## Instructions for the task
Print the first line of the material below and each line after it, exactly as written, ending with the line that contains "(105,1) -- (249,5);".

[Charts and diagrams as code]
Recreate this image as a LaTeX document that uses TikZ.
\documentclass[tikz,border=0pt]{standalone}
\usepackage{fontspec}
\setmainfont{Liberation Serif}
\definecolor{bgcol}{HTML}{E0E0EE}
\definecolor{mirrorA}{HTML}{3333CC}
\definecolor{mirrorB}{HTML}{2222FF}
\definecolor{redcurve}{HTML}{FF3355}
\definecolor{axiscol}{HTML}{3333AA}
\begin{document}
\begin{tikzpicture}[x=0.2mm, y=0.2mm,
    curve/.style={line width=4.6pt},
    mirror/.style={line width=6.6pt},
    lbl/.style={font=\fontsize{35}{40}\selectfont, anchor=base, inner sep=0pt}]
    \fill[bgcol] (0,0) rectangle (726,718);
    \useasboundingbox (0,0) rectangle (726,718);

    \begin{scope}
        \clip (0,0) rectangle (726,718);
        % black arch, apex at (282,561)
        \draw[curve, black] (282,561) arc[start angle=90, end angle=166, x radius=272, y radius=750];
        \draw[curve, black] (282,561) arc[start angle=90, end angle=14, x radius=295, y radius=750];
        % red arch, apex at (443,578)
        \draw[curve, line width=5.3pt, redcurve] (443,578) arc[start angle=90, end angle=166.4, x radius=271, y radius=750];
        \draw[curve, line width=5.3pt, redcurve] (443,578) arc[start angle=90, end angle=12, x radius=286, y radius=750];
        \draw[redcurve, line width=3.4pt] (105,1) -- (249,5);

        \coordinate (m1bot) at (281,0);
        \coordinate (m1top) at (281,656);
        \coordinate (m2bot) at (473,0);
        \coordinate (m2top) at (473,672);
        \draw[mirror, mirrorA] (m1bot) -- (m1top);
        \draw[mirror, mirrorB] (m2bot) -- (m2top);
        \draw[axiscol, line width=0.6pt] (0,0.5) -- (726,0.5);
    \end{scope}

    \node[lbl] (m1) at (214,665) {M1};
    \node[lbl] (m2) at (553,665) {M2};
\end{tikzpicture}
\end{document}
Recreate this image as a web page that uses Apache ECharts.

## Response to the task
Recreate this image as a LaTeX document that uses TikZ.
\documentclass[tikz,border=0pt]{standalone}
\usepackage{fontspec}
\setmainfont{Liberation Serif}
\definecolor{bgcol}{HTML}{E0E0EE}
\definecolor{mirrorA}{HTML}{3333CC}
\definecolor{mirrorB}{HTML}{2222FF}
\definecolor{redcurve}{HTML}{FF3355}
\definecolor{axiscol}{HTML}{3333AA}
\begin{document}
\begin{tikzpicture}[x=0.2mm, y=0.2mm,
    curve/.style={line width=4.6pt},
    mirror/.style={line width=6.6pt},
    lbl/.style={font=\fontsize{35}{40}\selectfont, anchor=base, inner sep=0pt}]
    \fill[bgcol] (0,0) rectangle (726,718);
    \useasboundingbox (0,0) rectangle (726,718);

    \begin{scope}
        \clip (0,0) rectangle (726,718);
        % black arch, apex at (282,561)
        \draw[curve, black] (282,561) arc[start angle=90, end angle=166, x radius=272, y radius=750];
        \draw[curve, black] (282,561) arc[start angle=90, end angle=14, x radius=295, y radius=750];
        % red arch, apex at (443,578)
        \draw[curve, line width=5.3pt, redcurve] (443,578) arc[start angle=90, end angle=166.4, x radius=271, y radius=750];
        \draw[curve, line width=5.3pt, redcurve] (443,578) arc[start angle=90, end angle=12, x radius=286, y radius=750];
        \draw[redcurve, line width=3.4pt] (105,1) -- (249,5);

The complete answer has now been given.